210,000 J (jules) = 210 kJ (kiloJules)
density is in kg/m^3
Velocity is in ms^-1

No!

$\frac {kg} {m^3} \frac {m^2} {{sec}^2} = \frac{kg} {m \text{ } {sec}^2}$

That is not joules.

 

[AleksW]

No!

$\frac {kg} {m^3} \frac {m^2} {{sec}^2} = \frac{kg} {m \text{ } {sec}^2}$

That is not joules.

Yeah your right It's Newton so its going to be 210kN

 

[gmax137]

It's Newton

No it is not. Stop guessing. What is the formula for Kinetic Energy (hint: don't use density)

 

[hilbert2]

I'd assume the "lost" 40% of kinetic energy is what becomes heat and sound waves on impact and the rest 60% becomes the kinetic energy of bullet and sandbag combined after impact. In this kind of elementary problem it is most likely assumed that all lost kinetic energy goes to the heating of the bullet, not to anything external.

 

[AleksW]

No it is not. Stop guessing. What is the formula for Kinetic Energy (hint: don't use density)
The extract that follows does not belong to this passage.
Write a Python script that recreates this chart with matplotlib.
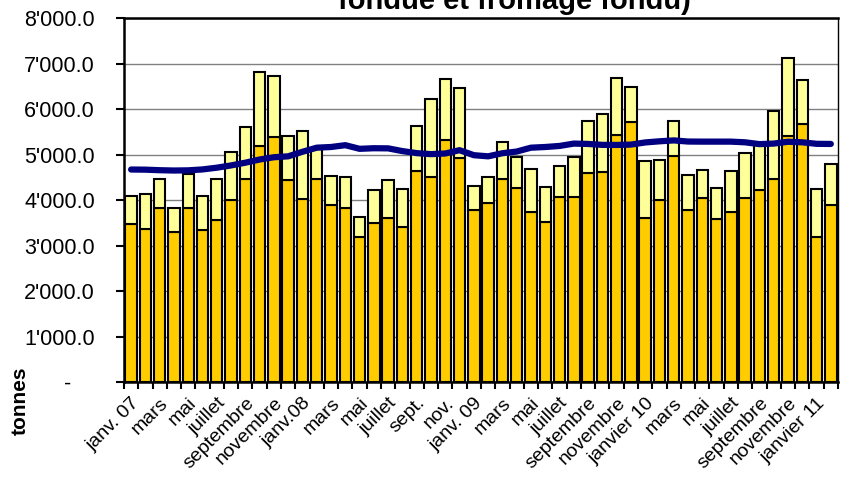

I wasn't guessing I just mistook it for kg*m/s^2, and for the equation I know mass should be used but I have no idea of how to get it

 

[PeroK]

I wasn't guessing I just mistook it for kg*m/s^2, and for the equation I know mass should be used but I have no idea of how to get it

You don't need the mass of the bullet. The mass of the bullet is $m$, where $m$ could be anything. Deal with it!

 

[gmax137]

Maybe better to use M for the mass, and keep m only for unit of meters.

 

[vanhees71]

Typography helps: All units have to set upright (roman) and quantities in italics, but I think this is not the real problem here...

 

[gmax137]

@AleksW , write out the formula for kinetic energy, then write out the formula for temperature increase vs energy added. Both formulas will have a "m" for the bullet mass (which has a numerical value which is unknown). Then combine the two formulas to get the temperature rise given the entire KE. You will see, the value of the mass divides out, you don't need it to get the answer.

The "trick" here is to write out the equations using variable names ("m" for mass, "v" for velocity, etc) and then simplify the expression algebraically before plugging in the given values to get the specific answer.

Then the only thing left will be to decipher the "40%" part.